What is required:
All of the data should be output character for character, except the pictures.

Raw data:
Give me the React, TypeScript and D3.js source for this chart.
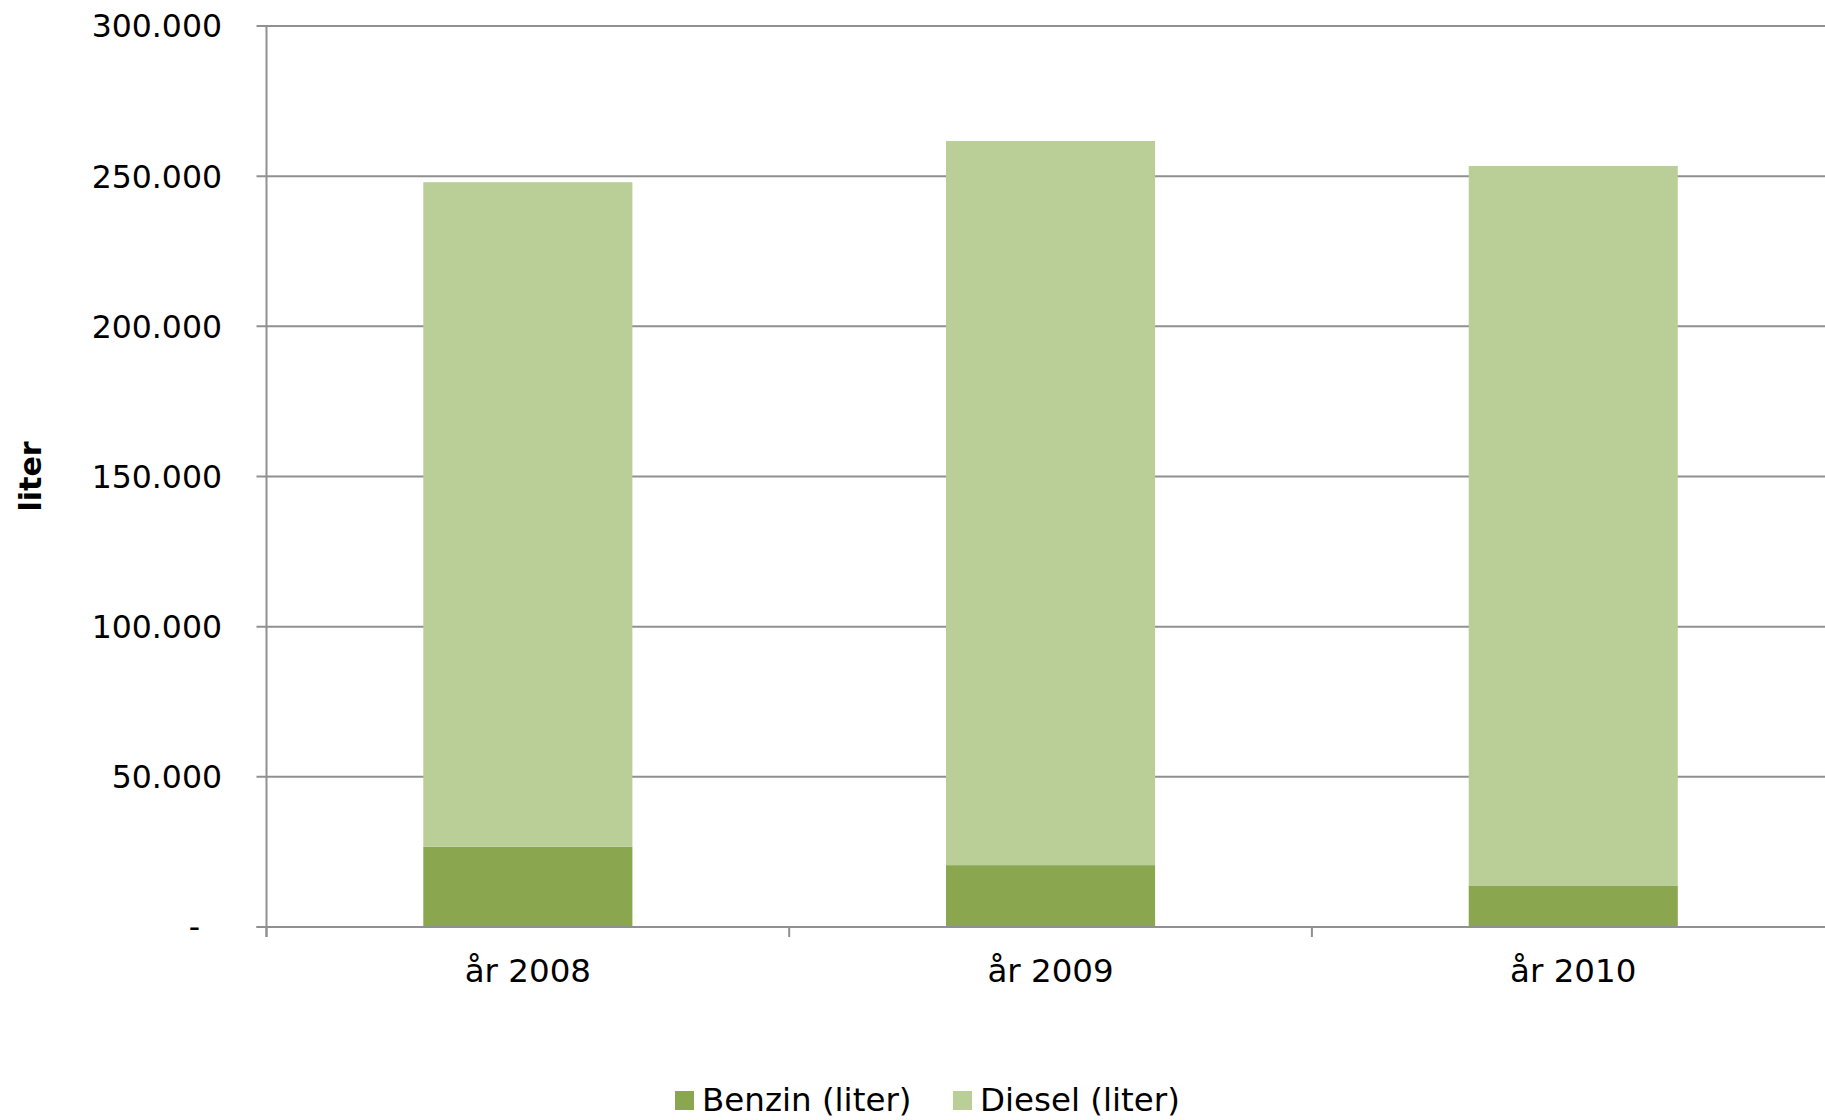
import React from "react";
import * as d3 from "d3";

const categories = ["år 2008", "år 2009", "år 2010"];
const benzin = [26700, 20600, 13650];
const diesel = [221300, 241100, 239750];
const seriesNames = ["Benzin (liter)", "Diesel (liter)"];
const seriesColors = ["#8AA64E", "#BACF98"];
const yTicks = [0, 50000, 100000, 150000, 200000, 250000, 300000];

const W = 1825;
const H = 1120;
const left = 266.5;
const top = 26;
const bottom = 927;
const right = left + 3 * 522.7;

export default function App() {
  const x = d3
    .scaleBand<string>()
    .domain(categories)
    .range([left, right])
    .paddingInner(0.6)
    .paddingOuter(0.3);
  const y = d3.scaleLinear().domain([0, 300000]).range([bottom, top]);
  const step = x.step();

  const rows = categories.map((c, i) => ({ cat: c, benzin: benzin[i], diesel: diesel[i] }));
  const stack = d3.stack<any>().keys(["benzin", "diesel"])(rows);

  const fmt = (v: number) =>
    v === 0 ? "-" : d3.format(",")(v).replace(/,/g, ".");

  const font = "'DejaVu Sans', Verdana, sans-serif";
  const grid = "#909090";

  return (
    <svg
      width={W}
      height={H}
      style={{ position: "absolute", left: 0, top: 0, background: "#fff" }}
      fontFamily={font}
    >
      <rect x={0} y={0} width={W} height={H} fill="#fff" />
      {yTicks.map((t) => (
        <line
          key={"g" + t}
          x1={left - 10}
          x2={W}
          y1={y(t)}
          y2={y(t)}
          stroke={grid}
          strokeWidth={2}
        />
      ))}
      <line x1={left} x2={left} y1={top} y2={bottom + 10} stroke={grid} strokeWidth={2} />
      {categories.map((c, i) => (
        <line
          key={"xt" + i}
          x1={left + i * step}
          x2={left + i * step}
          y1={bottom}
          y2={bottom + 10}
          stroke={grid}
          strokeWidth={2}
        />
      ))}
      {stack.map((s, si) => (
        <g key={s.key}>
          {s.map((d, i) => (
            <rect
              key={i}
              x={x(categories[i])}
              width={x.bandwidth()}
              y={y(d[1])}
              height={y(d[0]) - y(d[1])}
              fill={seriesColors[si]}
            />
          ))}
        </g>
      ))}
      <line x1={left - 10} x2={W} y1={bottom} y2={bottom} stroke={grid} strokeWidth={2} />
      {yTicks.map((t) => (
        <text
          key={"yl" + t}
          x={t === 0 ? 200 : 222}
          y={y(t)}
          dy="0.36em"
          textAnchor="end"
          fontSize={31.5}
          fill="#000"
        >
          {fmt(t)}
        </text>
      ))}
      {categories.map((c) => (
        <text
          key={"xl" + c}
          x={(x(c) as number) + x.bandwidth() / 2}
          y={982}
          textAnchor="middle"
          fontSize={32.5}
          fill="#000"
        >
          {c}
        </text>
      ))}
      <text
        transform={`translate(41,${(top + bottom) / 2}) rotate(-90)`}
        textAnchor="middle"
        fontSize={30}
        fontWeight="bold"
        fill="#000"
      >
        liter
      </text>
      {[675, 953].map((lx, i) => (
        <g key={"lg" + i}>
          <rect x={lx} y={1091} width={19} height={19} fill={seriesColors[i]} />
          <text x={lx + 27} y={1111} fontSize={32.5} fill="#000">
            {seriesNames[i]}
          </text>
        </g>
      ))}
    </svg>
  );
}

Reply:
Give me the React, TypeScript and D3.js source for this chart.
import React from "react";
import * as d3 from "d3";

const categories = ["år 2008", "år 2009", "år 2010"];
const benzin = [26700, 20600, 13650];
const diesel = [221300, 241100, 239750];
const seriesNames = ["Benzin (liter)", "Diesel (liter)"];
const seriesColors = ["#8AA64E", "#BACF98"];
const yTicks = [0, 50000, 100000, 150000, 200000, 250000, 300000];

const W = 1825;
const H = 1120;
const left = 266.5;
const top = 26;
const bottom = 927;
const right = left + 3 * 522.7;

export default function App() {
  const x = d3
    .scaleBand<string>()
    .domain(categories)
    .range([left, right])
    .paddingInner(0.6)
    .paddingOuter(0.3);
  const y = d3.scaleLinear().domain([0, 300000]).range([bottom, top]);
  const step = x.step();

  const rows = categories.map((c, i) => ({ cat: c, benzin: benzin[i], diesel: diesel[i] }));
  const stack = d3.stack<any>().keys(["benzin", "diesel"])(rows);

  const fmt = (v: number) =>
    v === 0 ? "-" : d3.format(",")(v).replace(/,/g, ".");

  const font = "'DejaVu Sans', Verdana, sans-serif";
  const grid = "#909090";

  return (
    <svg
      width={W}
      height={H}
      style={{ position: "absolute", left: 0, top: 0, background: "#fff" }}
      fontFamily={font}
    >
      <rect x={0} y={0} width={W} height={H} fill="#fff" />
      {yTicks.map((t) => (
        <line
          key={"g" + t}
          x1={left - 10}
          x2={W}
          y1={y(t)}
          y2={y(t)}
          stroke={grid}
          strokeWidth={2}
        />
      ))}
      <line x1={left} x2={left} y1={top} y2={bottom + 10} stroke={grid} strokeWidth={2} />
      {categories.map((c, i) => (
        <line
          key={"xt" + i}
          x1={left + i * step}
          x2={left + i * step}
          y1={bottom}
          y2={bottom + 10}
          stroke={grid}
          strokeWidth={2}
        />
      ))}
      {stack.map((s, si) => (
        <g key={s.key}>
          {s.map((d, i) => (
            <rect
              key={i}
              x={x(categories[i])}
              width={x.bandwidth()}
              y={y(d[1])}
              height={y(d[0]) - y(d[1])}
              fill={seriesColors[si]}
            />
          ))}
        </g>
      ))}
      <line x1={left - 10} x2={W} y1={bottom} y2={bottom} stroke={grid} strokeWidth={2} />
      {yTicks.map((t) => (
        <text
          key={"yl" + t}
          x={t === 0 ? 200 : 222}
          y={y(t)}
          dy="0.36em"
          textAnchor="end"
          fontSize={31.5}
          fill="#000"
        >
          {fmt(t)}
        </text>
      ))}
      {categories.map((c) => (
        <text
          key={"xl" + c}
          x={(x(c) as number) + x.bandwidth() / 2}
          y={982}
          textAnchor="middle"
          fontSize={32.5}
          fill="#000"
        >
          {c}
        </text>
      ))}
      <text
        transform={`translate(41,${(top + bottom) / 2}) rotate(-90)`}
        textAnchor="middle"
        fontSize={30}
        fontWeight="bold"
        fill="#000"
      >
        liter
      </text>
      {[675, 953].map((lx, i) => (
        <g key={"lg" + i}>
          <rect x={lx} y={1091} width={19} height={19} fill={seriesColors[i]} />
          <text x={lx + 27} y={1111} fontSize={32.5} fill="#000">
            {seriesNames[i]}
          </text>
        </g>
      ))}
    </svg>
  );
}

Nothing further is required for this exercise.